* _Problem to work on_: Transcribe each line of the material as it is, and drop any picture.

* _Collected material_:
--- START ---
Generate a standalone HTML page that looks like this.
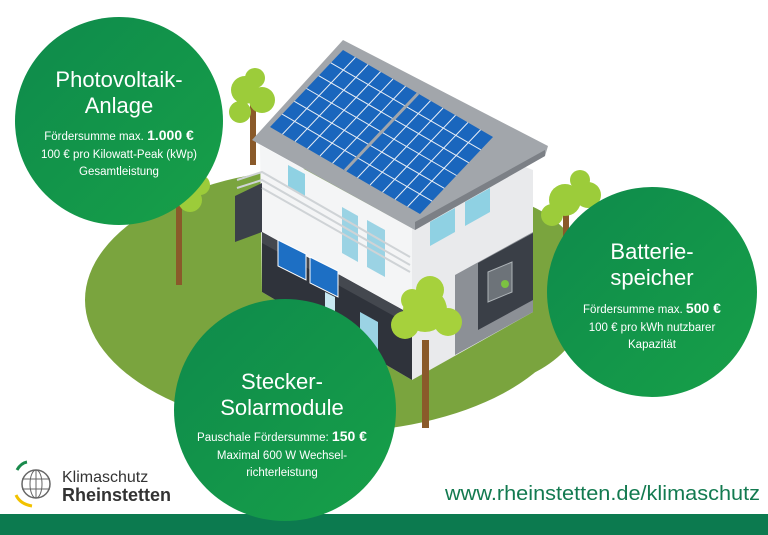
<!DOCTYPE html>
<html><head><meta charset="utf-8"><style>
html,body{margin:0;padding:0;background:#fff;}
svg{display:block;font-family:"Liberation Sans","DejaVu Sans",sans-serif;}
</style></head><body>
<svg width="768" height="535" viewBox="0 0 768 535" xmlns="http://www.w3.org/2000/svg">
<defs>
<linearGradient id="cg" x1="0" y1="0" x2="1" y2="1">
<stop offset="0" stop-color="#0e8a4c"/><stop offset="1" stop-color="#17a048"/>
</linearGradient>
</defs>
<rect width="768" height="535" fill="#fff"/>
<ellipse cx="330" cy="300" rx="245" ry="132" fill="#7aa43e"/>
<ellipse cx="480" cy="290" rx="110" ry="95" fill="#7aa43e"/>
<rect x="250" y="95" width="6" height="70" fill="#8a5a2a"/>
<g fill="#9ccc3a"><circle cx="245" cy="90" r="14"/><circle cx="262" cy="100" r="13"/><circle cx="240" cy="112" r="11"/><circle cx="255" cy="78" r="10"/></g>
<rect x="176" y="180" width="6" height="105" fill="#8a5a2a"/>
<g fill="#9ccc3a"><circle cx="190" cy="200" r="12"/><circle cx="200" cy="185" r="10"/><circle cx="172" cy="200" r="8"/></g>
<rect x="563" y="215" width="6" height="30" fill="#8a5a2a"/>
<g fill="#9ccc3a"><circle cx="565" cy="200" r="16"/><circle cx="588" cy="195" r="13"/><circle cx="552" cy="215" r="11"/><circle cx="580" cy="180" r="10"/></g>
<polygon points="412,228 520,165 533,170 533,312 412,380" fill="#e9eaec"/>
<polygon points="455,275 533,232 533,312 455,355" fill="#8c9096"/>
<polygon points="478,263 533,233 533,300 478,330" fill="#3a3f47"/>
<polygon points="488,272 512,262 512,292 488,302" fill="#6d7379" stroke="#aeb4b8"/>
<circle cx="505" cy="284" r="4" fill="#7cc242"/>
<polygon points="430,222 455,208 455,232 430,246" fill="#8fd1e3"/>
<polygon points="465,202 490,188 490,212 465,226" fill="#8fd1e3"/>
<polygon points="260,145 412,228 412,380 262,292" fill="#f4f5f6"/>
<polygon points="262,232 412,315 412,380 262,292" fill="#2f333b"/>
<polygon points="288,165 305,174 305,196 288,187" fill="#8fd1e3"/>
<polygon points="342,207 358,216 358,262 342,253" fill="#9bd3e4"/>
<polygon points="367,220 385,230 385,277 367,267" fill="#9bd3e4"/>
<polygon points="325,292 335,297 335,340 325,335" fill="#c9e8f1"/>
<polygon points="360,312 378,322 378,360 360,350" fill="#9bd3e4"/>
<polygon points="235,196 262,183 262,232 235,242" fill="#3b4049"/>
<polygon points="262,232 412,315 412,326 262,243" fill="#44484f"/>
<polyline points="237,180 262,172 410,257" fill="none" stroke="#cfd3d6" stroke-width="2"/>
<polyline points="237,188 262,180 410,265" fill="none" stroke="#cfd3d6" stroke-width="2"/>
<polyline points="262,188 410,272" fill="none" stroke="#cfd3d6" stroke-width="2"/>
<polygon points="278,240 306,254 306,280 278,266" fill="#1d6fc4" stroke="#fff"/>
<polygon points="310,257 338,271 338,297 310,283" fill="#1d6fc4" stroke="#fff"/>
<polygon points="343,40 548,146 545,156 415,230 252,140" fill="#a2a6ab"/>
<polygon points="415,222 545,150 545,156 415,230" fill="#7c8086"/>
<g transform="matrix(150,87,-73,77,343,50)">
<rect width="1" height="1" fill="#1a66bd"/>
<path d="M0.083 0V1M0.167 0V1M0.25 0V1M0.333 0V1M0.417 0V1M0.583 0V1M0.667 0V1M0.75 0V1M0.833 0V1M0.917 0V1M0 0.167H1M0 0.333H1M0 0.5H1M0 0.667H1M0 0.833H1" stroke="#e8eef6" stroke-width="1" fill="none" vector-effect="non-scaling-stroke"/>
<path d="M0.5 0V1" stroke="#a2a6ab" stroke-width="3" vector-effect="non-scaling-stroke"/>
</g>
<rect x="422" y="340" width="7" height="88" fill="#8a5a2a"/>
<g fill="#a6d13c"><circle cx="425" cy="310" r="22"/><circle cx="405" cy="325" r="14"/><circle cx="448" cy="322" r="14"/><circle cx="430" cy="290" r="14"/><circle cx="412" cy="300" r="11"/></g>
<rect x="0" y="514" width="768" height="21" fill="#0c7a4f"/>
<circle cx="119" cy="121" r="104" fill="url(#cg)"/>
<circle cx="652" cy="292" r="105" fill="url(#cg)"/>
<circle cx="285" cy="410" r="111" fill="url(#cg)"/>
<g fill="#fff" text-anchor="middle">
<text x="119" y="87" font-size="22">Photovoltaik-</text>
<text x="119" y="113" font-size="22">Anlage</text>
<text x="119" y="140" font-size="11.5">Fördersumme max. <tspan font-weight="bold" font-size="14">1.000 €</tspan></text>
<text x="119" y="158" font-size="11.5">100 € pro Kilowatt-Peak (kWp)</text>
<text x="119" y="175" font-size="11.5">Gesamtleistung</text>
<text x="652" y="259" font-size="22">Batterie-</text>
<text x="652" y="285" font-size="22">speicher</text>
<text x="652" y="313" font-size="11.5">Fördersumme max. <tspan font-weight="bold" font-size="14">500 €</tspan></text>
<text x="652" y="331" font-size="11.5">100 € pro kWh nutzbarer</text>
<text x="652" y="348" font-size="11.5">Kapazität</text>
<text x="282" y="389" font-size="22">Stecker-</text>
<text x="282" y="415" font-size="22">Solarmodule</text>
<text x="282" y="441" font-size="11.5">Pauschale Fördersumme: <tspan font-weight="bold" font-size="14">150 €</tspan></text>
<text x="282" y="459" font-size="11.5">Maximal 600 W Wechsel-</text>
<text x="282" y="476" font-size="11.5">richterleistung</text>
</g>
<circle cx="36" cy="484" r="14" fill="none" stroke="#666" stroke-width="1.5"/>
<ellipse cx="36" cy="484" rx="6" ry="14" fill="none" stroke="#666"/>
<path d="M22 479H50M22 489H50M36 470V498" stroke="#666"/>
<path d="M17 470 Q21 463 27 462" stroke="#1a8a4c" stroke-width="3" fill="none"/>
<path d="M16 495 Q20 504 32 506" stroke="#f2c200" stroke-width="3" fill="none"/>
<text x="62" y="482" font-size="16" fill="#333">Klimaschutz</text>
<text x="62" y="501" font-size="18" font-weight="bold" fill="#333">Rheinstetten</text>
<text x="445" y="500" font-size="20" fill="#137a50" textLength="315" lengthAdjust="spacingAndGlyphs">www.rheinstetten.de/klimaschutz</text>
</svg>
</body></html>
--- END ---
* _Final result_:
Generate a standalone HTML page that looks like this.
<!DOCTYPE html>
<html><head><meta charset="utf-8"><style>
html,body{margin:0;padding:0;background:#fff;}
svg{display:block;font-family:"Liberation Sans","DejaVu Sans",sans-serif;}
</style></head><body>
<svg width="768" height="535" viewBox="0 0 768 535" xmlns="http://www.w3.org/2000/svg">
<defs>
<linearGradient id="cg" x1="0" y1="0" x2="1" y2="1">
<stop offset="0" stop-color="#0e8a4c"/><stop offset="1" stop-color="#17a048"/>
</linearGradient>
</defs>
<rect width="768" height="535" fill="#fff"/>
<ellipse cx="330" cy="300" rx="245" ry="132" fill="#7aa43e"/>
<ellipse cx="480" cy="290" rx="110" ry="95" fill="#7aa43e"/>
<rect x="250" y="95" width="6" height="70" fill="#8a5a2a"/>
<g fill="#9ccc3a"><circle cx="245" cy="90" r="14"/><circle cx="262" cy="100" r="13"/><circle cx="240" cy="112" r="11"/><circle cx="255" cy="78" r="10"/></g>
<rect x="176" y="180" width="6" height="105" fill="#8a5a2a"/>
<g fill="#9ccc3a"><circle cx="190" cy="200" r="12"/><circle cx="200" cy="185" r="10"/><circle cx="172" cy="200" r="8"/></g>
<rect x="563" y="215" width="6" height="30" fill="#8a5a2a"/>
<g fill="#9ccc3a"><circle cx="565" cy="200" r="16"/><circle cx="588" cy="195" r="13"/><circle cx="552" cy="215" r="11"/><circle cx="580" cy="180" r="10"/></g>
<polygon points="412,228 520,165 533,170 533,312 412,380" fill="#e9eaec"/>
<polygon points="455,275 533,232 533,312 455,355" fill="#8c9096"/>
<polygon points="478,263 533,233 533,300 478,330" fill="#3a3f47"/>
<polygon points="488,272 512,262 512,292 488,302" fill="#6d7379" stroke="#aeb4b8"/>
<circle cx="505" cy="284" r="4" fill="#7cc242"/>
<polygon points="430,222 455,208 455,232 430,246" fill="#8fd1e3"/>
<polygon points="465,202 490,188 490,212 465,226" fill="#8fd1e3"/>
<polygon points="260,145 412,228 412,380 262,292" fill="#f4f5f6"/>
<polygon points="262,232 412,315 412,380 262,292" fill="#2f333b"/>
<polygon points="288,165 305,174 305,196 288,187" fill="#8fd1e3"/>
<polygon points="342,207 358,216 358,262 342,253" fill="#9bd3e4"/>
<polygon points="367,220 385,230 385,277 367,267" fill="#9bd3e4"/>
<polygon points="325,292 335,297 335,340 325,335" fill="#c9e8f1"/>
<polygon points="360,312 378,322 378,360 360,350" fill="#9bd3e4"/>
<polygon points="235,196 262,183 262,232 235,242" fill="#3b4049"/>
<polygon points="262,232 412,315 412,326 262,243" fill="#44484f"/>
<polyline points="237,180 262,172 410,257" fill="none" stroke="#cfd3d6" stroke-width="2"/>
<polyline points="237,188 262,180 410,265" fill="none" stroke="#cfd3d6" stroke-width="2"/>
<polyline points="262,188 410,272" fill="none" stroke="#cfd3d6" stroke-width="2"/>
<polygon points="278,240 306,254 306,280 278,266" fill="#1d6fc4" stroke="#fff"/>
<polygon points="310,257 338,271 338,297 310,283" fill="#1d6fc4" stroke="#fff"/>
<polygon points="343,40 548,146 545,156 415,230 252,140" fill="#a2a6ab"/>
<polygon points="415,222 545,150 545,156 415,230" fill="#7c8086"/>
<g transform="matrix(150,87,-73,77,343,50)">
<rect width="1" height="1" fill="#1a66bd"/>
<path d="M0.083 0V1M0.167 0V1M0.25 0V1M0.333 0V1M0.417 0V1M0.583 0V1M0.667 0V1M0.75 0V1M0.833 0V1M0.917 0V1M0 0.167H1M0 0.333H1M0 0.5H1M0 0.667H1M0 0.833H1" stroke="#e8eef6" stroke-width="1" fill="none" vector-effect="non-scaling-stroke"/>
<path d="M0.5 0V1" stroke="#a2a6ab" stroke-width="3" vector-effect="non-scaling-stroke"/>
</g>
<rect x="422" y="340" width="7" height="88" fill="#8a5a2a"/>
<g fill="#a6d13c"><circle cx="425" cy="310" r="22"/><circle cx="405" cy="325" r="14"/><circle cx="448" cy="322" r="14"/><circle cx="430" cy="290" r="14"/><circle cx="412" cy="300" r="11"/></g>
<rect x="0" y="514" width="768" height="21" fill="#0c7a4f"/>
<circle cx="119" cy="121" r="104" fill="url(#cg)"/>
<circle cx="652" cy="292" r="105" fill="url(#cg)"/>
<circle cx="285" cy="410" r="111" fill="url(#cg)"/>
<g fill="#fff" text-anchor="middle">
<text x="119" y="87" font-size="22">Photovoltaik-</text>
<text x="119" y="113" font-size="22">Anlage</text>
<text x="119" y="140" font-size="11.5">Fördersumme max. <tspan font-weight="bold" font-size="14">1.000 €</tspan></text>
<text x="119" y="158" font-size="11.5">100 € pro Kilowatt-Peak (kWp)</text>
<text x="119" y="175" font-size="11.5">Gesamtleistung</text>
<text x="652" y="259" font-size="22">Batterie-</text>
<text x="652" y="285" font-size="22">speicher</text>
<text x="652" y="313" font-size="11.5">Fördersumme max. <tspan font-weight="bold" font-size="14">500 €</tspan></text>
<text x="652" y="331" font-size="11.5">100 € pro kWh nutzbarer</text>
<text x="652" y="348" font-size="11.5">Kapazität</text>
<text x="282" y="389" font-size="22">Stecker-</text>
<text x="282" y="415" font-size="22">Solarmodule</text>
<text x="282" y="441" font-size="11.5">Pauschale Fördersumme: <tspan font-weight="bold" font-size="14">150 €</tspan></text>
<text x="282" y="459" font-size="11.5">Maximal 600 W Wechsel-</text>
<text x="282" y="476" font-size="11.5">richterleistung</text>
</g>
<circle cx="36" cy="484" r="14" fill="none" stroke="#666" stroke-width="1.5"/>
<ellipse cx="36" cy="484" rx="6" ry="14" fill="none" stroke="#666"/>
<path d="M22 479H50M22 489H50M36 470V498" stroke="#666"/>
<path d="M17 470 Q21 463 27 462" stroke="#1a8a4c" stroke-width="3" fill="none"/>
<path d="M16 495 Q20 504 32 506" stroke="#f2c200" stroke-width="3" fill="none"/>
<text x="62" y="482" font-size="16" fill="#333">Klimaschutz</text>
<text x="62" y="501" font-size="18" font-weight="bold" fill="#333">Rheinstetten</text>
<text x="445" y="500" font-size="20" fill="#137a50" textLength="315" lengthAdjust="spacingAndGlyphs">www.rheinstetten.de/klimaschutz</text>
</svg>
</body></html>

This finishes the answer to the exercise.